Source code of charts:
========
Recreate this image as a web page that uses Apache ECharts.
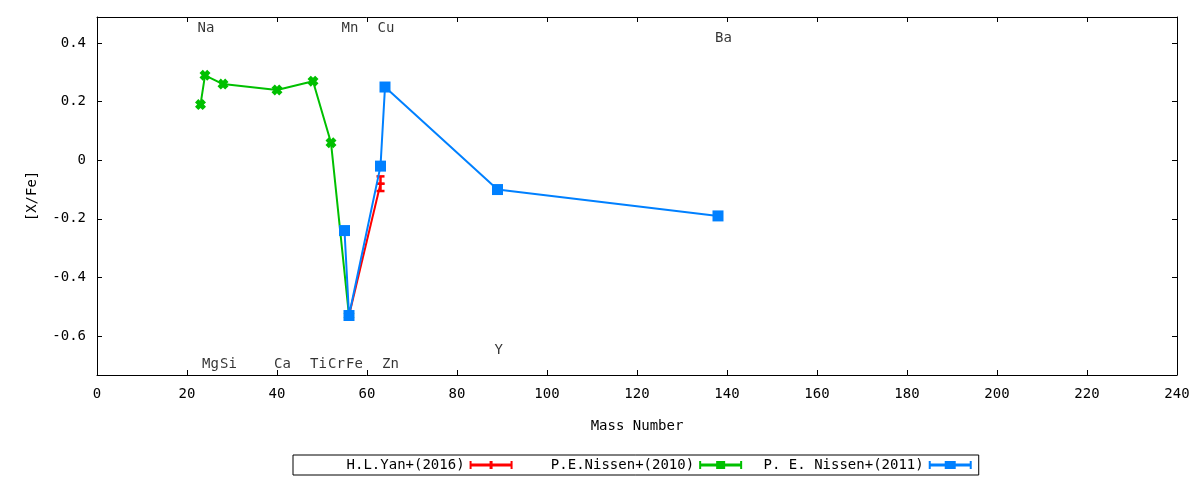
<!DOCTYPE html>
<html>
<head>
<meta charset="utf-8">
<script src="https://cdn.jsdelivr.net/npm/echarts@6/dist/echarts.min.js"></script>
<style>
  html, body { margin: 0; padding: 0; background: #fff; }
  #chart { width: 1200px; height: 480px; }
</style>
</head>
<body>
<div id="chart"></div>
<script>
// H.L.Yan+(2016)
const yanMass = [56, 63];
const yanVal = [-0.53, -0.08];
const yanErr = [0, 0.025];

// P.E.Nissen+(2010)
const nissen10Mass = [23, 24, 28, 40, 48, 52, 56];
const nissen10Val = [0.19, 0.29, 0.26, 0.24, 0.27, 0.06, -0.53];

// P. E. Nissen+(2011)
const nissen11Mass = [55, 56, 63, 64, 89, 138];
const nissen11Val = [-0.24, -0.53, -0.02, 0.25, -0.10, -0.19];

// element labels
const elemName = ['Na', 'Mg', 'Si', 'Ca', 'Ti', 'Cr', 'Mn', 'Fe', 'Cu', 'Zn', 'Y', 'Ba'];
const elemMass = [23, 24, 28, 40, 48, 52, 55, 56, 63, 64, 89, 138];
const elemLabelY = [0.45, -0.697, -0.697, -0.697, -0.697, -0.697, 0.45, -0.697, 0.45, -0.697, -0.65, 0.416];

const yTicks = [-0.6, -0.4, -0.2, 0, 0.2, 0.4];

const FONT = 'DejaVu Sans Mono';
const FS = 14;
const RED = '#ff0000', GREEN = '#00c000', BLUE = '#0080ff';

const zip = (xs, ys) => xs.map((x, i) => [x, ys[i]]);

const chart = echarts.init(document.getElementById('chart'));

const xBase = {
  type: 'value', min: 0, max: 240, interval: 20,
  axisLine: { show: true, onZero: false, lineStyle: { color: '#000', width: 1 } },
  axisTick: { show: true, inside: true, length: 5, lineStyle: { color: '#000' } },
  splitLine: { show: false }
};
const yBase = {
  type: 'value', min: -0.733, max: 0.489,
  axisLine: { show: true, onZero: false, lineStyle: { color: '#000', width: 1 } },
  axisTick: { show: true, inside: true, length: 5, customValues: yTicks, lineStyle: { color: '#000' } },
  splitLine: { show: false }
};

// bold "x" marker like gnuplot's
const xPath = 'path://M0,3L3,0L5,2L7,0L10,3L8,5L10,7L7,10L5,8L3,10L0,7L2,5Z';

chart.setOption({
  animation: false,
  textStyle: { fontFamily: FONT },
  grid: { left: 97, right: 23, top: 17, bottom: 105 },
  xAxis: [
    Object.assign({}, xBase, {
      position: 'bottom',
      name: 'Mass Number', nameLocation: 'middle', nameGap: 44,
      nameTextStyle: { fontFamily: FONT, fontSize: FS, color: '#000' },
      axisLabel: { color: '#000', fontFamily: FONT, fontSize: FS, margin: 12 }
    }),
    Object.assign({}, xBase, { position: 'top', axisLabel: { show: false } })
  ],
  yAxis: [
    Object.assign({}, yBase, {
      position: 'left',
      name: '[X/Fe]', nameLocation: 'middle', nameGap: 58, nameRotate: 90,
      nameTextStyle: { fontFamily: FONT, fontSize: FS, color: '#000' },
      axisLabel: {
        color: '#000', fontFamily: FONT, fontSize: FS, margin: 11,
        customValues: yTicks,
        formatter: v => (Math.abs(v) < 1e-9 ? '0' : String(+v.toFixed(1)))
      }
    }),
    Object.assign({}, yBase, { position: 'right', axisLabel: { show: false } })
  ],
  legend: {
    left: 293, top: 455,
    orient: 'horizontal',
    align: 'right',
    itemWidth: 43, itemHeight: 8, itemGap: 13,
    padding: [3, 7, 3, 3],
    borderColor: '#000', borderWidth: 1, borderRadius: 0,
    textStyle: { fontFamily: FONT, fontSize: FS, color: '#000' },
    formatter: name => name.padStart(20, ' '),
    data: [
      { name: 'H.L.Yan+(2016)', icon: 'path://M0,2.5h43v3h-43zM0,0h2v8h-2zM41,0h2v8h-2zM20,0h3v8h-3z' },
      { name: 'P.E.Nissen+(2010)', icon: 'path://M0,2.5h43v3h-43zM0,0h2v8h-2zM41,0h2v8h-2zM17,0h9v8h-9z' },
      { name: 'P. E. Nissen+(2011)', icon: 'path://M0,2.5h43v3h-43zM0,0h2v8h-2zM41,0h2v8h-2zM16,0h11v8h-11z' }
    ]
  },
  series: [
    {
      name: 'H.L.Yan+(2016)', type: 'line',
      data: zip(yanMass, yanVal),
      symbol: 'rect', symbolSize: [8, 2],
      lineStyle: { color: RED, width: 2 },
      itemStyle: { color: RED },
      z: 2
    },
    {
      name: 'H.L.Yan+(2016)', type: 'custom',
      data: yanMass.map((m, i) => [m, yanVal[i], yanErr[i]]),
      renderItem: (params, api) => {
        const x = api.value(0), y = api.value(1), e = api.value(2);
        if (!e) return null;
        const top = api.coord([x, y + e]);
        const bot = api.coord([x, y - e]);
        const mid = api.coord([x, y]);
        const st = { stroke: RED, lineWidth: 2.5 };
        return {
          type: 'group',
          children: [
            { type: 'line', shape: { x1: top[0], y1: top[1], x2: bot[0], y2: bot[1] }, style: st },
            { type: 'line', shape: { x1: top[0] - 4, y1: top[1], x2: top[0] + 4, y2: top[1] }, style: st },
            { type: 'line', shape: { x1: bot[0] - 4, y1: bot[1], x2: bot[0] + 4, y2: bot[1] }, style: st },
            { type: 'line', shape: { x1: mid[0] - 4, y1: mid[1], x2: mid[0] + 4, y2: mid[1] }, style: st }
          ]
        };
      },
      z: 2
    },
    {
      name: 'P.E.Nissen+(2010)', type: 'line',
      data: zip(nissen10Mass, nissen10Val),
      symbol: xPath, symbolSize: 11,
      lineStyle: { color: GREEN, width: 2 },
      itemStyle: { color: GREEN },
      z: 3
    },
    {
      name: 'P. E. Nissen+(2011)', type: 'line',
      data: zip(nissen11Mass, nissen11Val),
      symbol: 'rect', symbolSize: 11,
      lineStyle: { color: BLUE, width: 2 },
      itemStyle: { color: BLUE },
      z: 4
    },
    {
      name: 'labels', type: 'scatter',
      data: elemMass.map((m, i) => [m, elemLabelY[i], elemName[i]]),
      symbolSize: 0,
      silent: true,
      label: {
        show: true, position: 'inside', align: 'left', verticalAlign: 'middle',
        offset: [-3, 0],
        formatter: p => p.data[2],
        fontFamily: FONT, fontSize: FS, color: '#000'
      },
      z: 5
    }
  ]
});
</script>
</body>
</html>
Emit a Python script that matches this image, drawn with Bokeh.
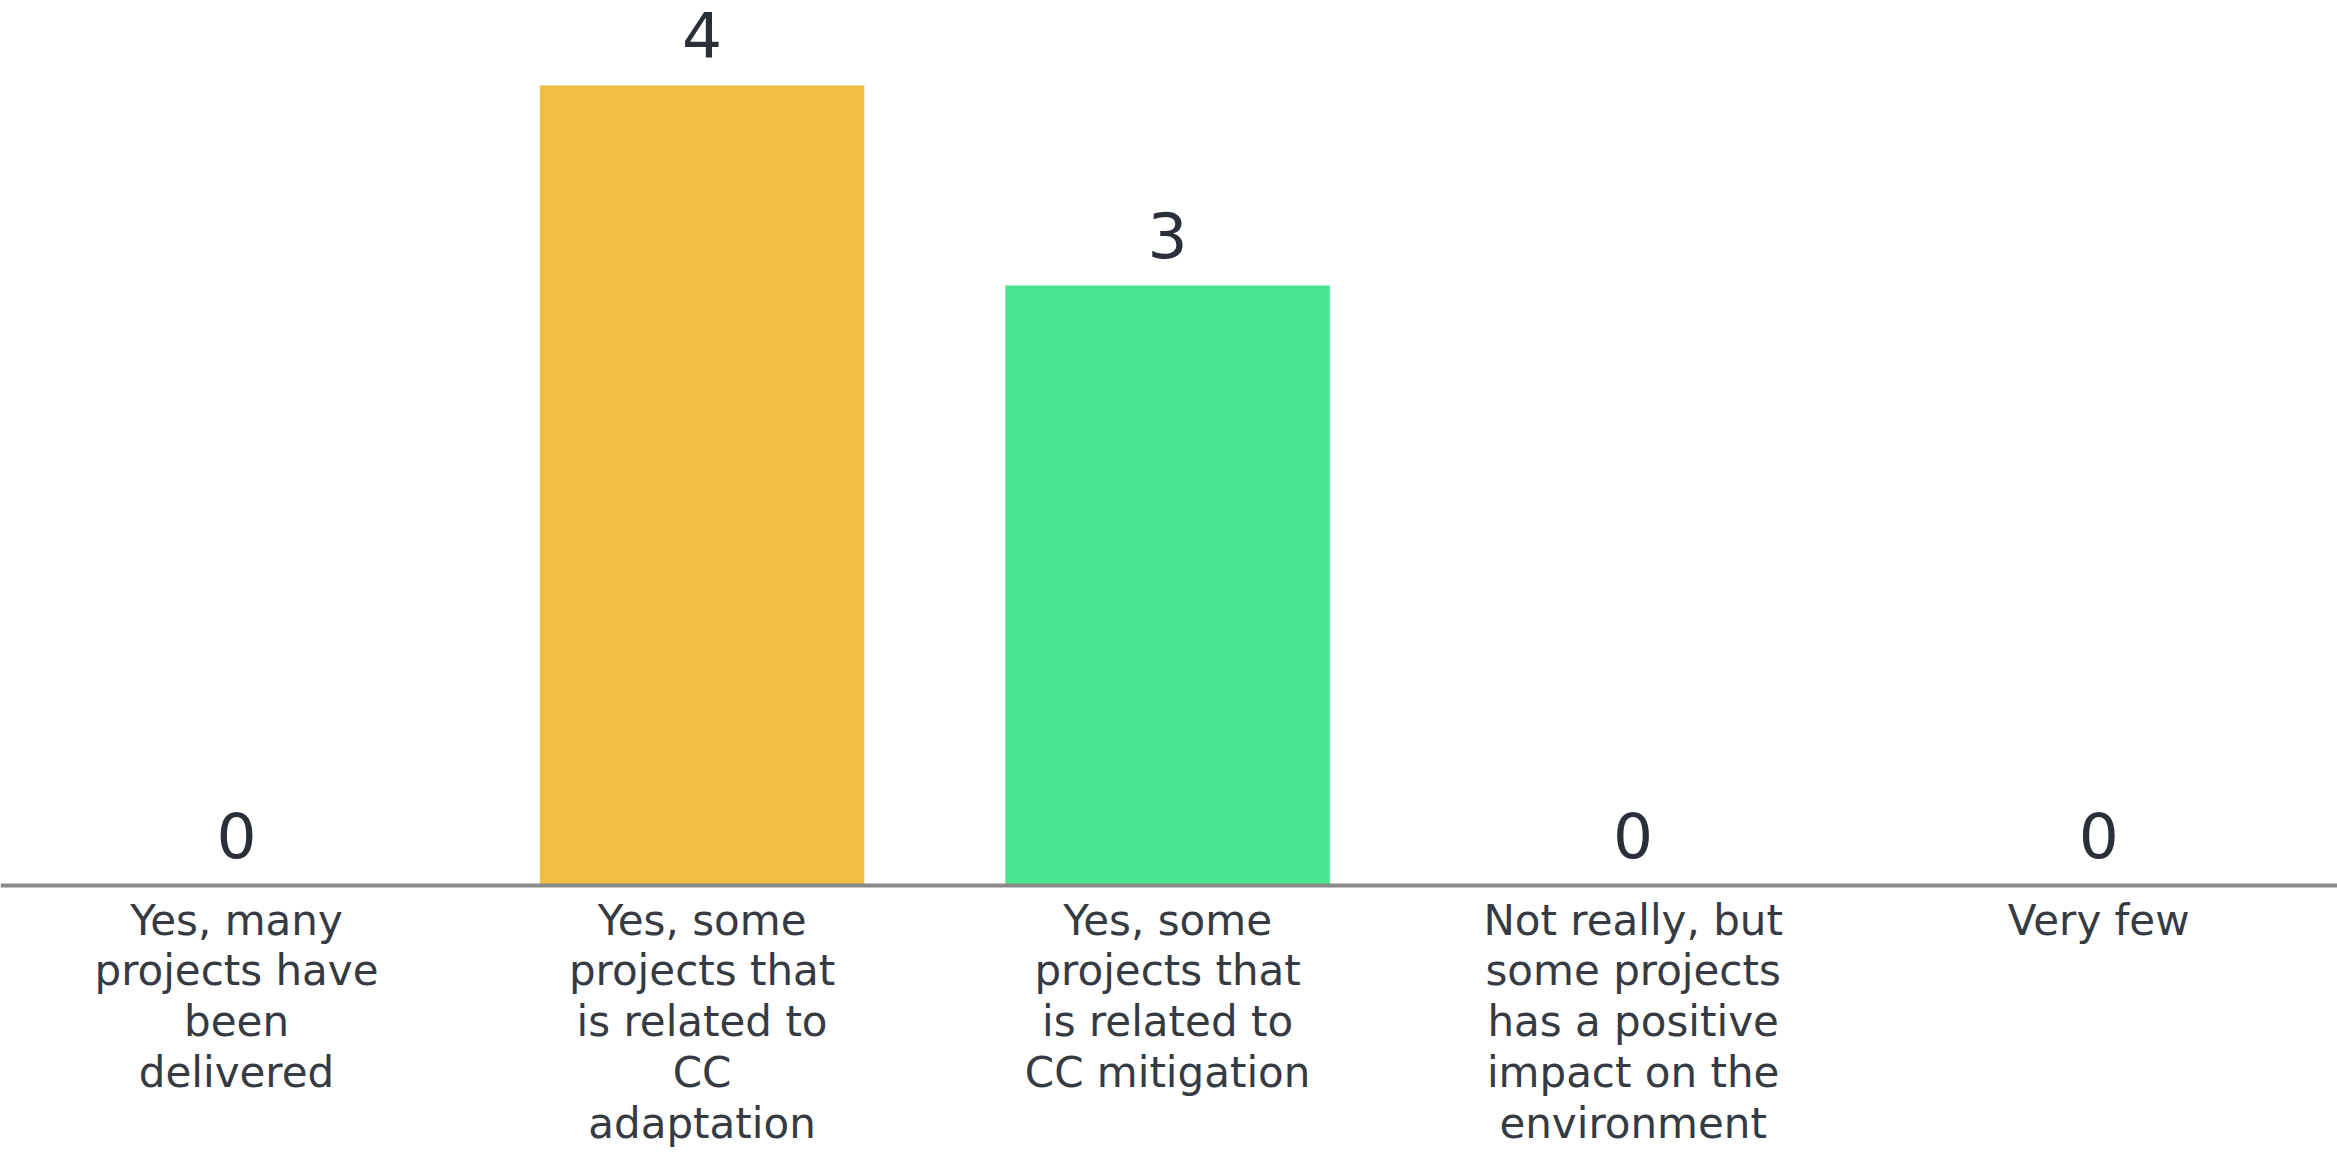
from bokeh.plotting import figure
from bokeh.models import ColumnDataSource, Range1d, Span
from bokeh.core.properties import value
from bokeh.embed import file_html
from bokeh.resources import INLINE

# ---- data ----
categories = [
    "Yes, many\nprojects have\nbeen\ndelivered",
    "Yes, some\nprojects that\nis related to\nCC\nadaptation",
    "Yes, some\nprojects that\nis related to\nCC mitigation",
    "Not really, but\nsome projects\nhas a positive\nimpact on the\nenvironment",
    "Very few",
]
counts = [0, 4, 3, 0, 0]
bar_colors = ["#5769E7", "#F0BE41", "#46E591", "#FF7E6B", "#6B4EE0"]

W, H = 2337, 1154
PX_PER_UNIT = 200.0
VALUE_GAP_PX = 51
CAT_GAP_PX = 10

x_idx = list(range(len(categories)))

src = ColumnDataSource(dict(
    x=x_idx,
    top=counts,
    color=bar_colors,
    label=[str(c) for c in counts],
    label_y=[c + VALUE_GAP_PX / PX_PER_UNIT for c in counts],
    cat=categories,
    cat_y=[-CAT_GAP_PX / PX_PER_UNIT] * len(categories),
))

p = figure(width=W, height=H, output_backend="svg", toolbar_location=None,
           x_range=Range1d(-0.507, 4.513), y_range=Range1d(-1.345, 4.425),
           min_border=0, outline_line_color=None, background_fill_color="white",
           border_fill_color="white")
p.axis.visible = False
p.grid.visible = False

p.vbar(x="x", top="top", bottom=0, width=0.697, color="color", line_color=None, source=src)

p.add_layout(Span(location=0, dimension="width", line_color="#8a8a8a", line_width=4))

p.text(x="x", y="label_y", text="label", source=src, text_align="center",
       text_baseline="alphabetic",
       text_font=value("DejaVu Sans"), text_font_size="63px", text_color="#2b2f38")

p.text(x="x", y="cat_y", text="cat", source=src, text_align="center",
       text_baseline="top", text_line_height=1.04,
       text_font=value("DejaVu Sans"), text_font_size="42px", text_color="#363a42")

open("out.html", "w").write(file_html(p, INLINE))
========
* TASK PROMPT
Give back the exact lines above, running from the one that has "Emit a Python" through the one that has "from bokeh.resources import INLINE", with nothing added and no pictures.

* TASK RESULT
Emit a Python script that matches this image, drawn with Bokeh.
from bokeh.plotting import figure
from bokeh.models import ColumnDataSource, Range1d, Span
from bokeh.core.properties import value
from bokeh.embed import file_html
from bokeh.resources import INLINE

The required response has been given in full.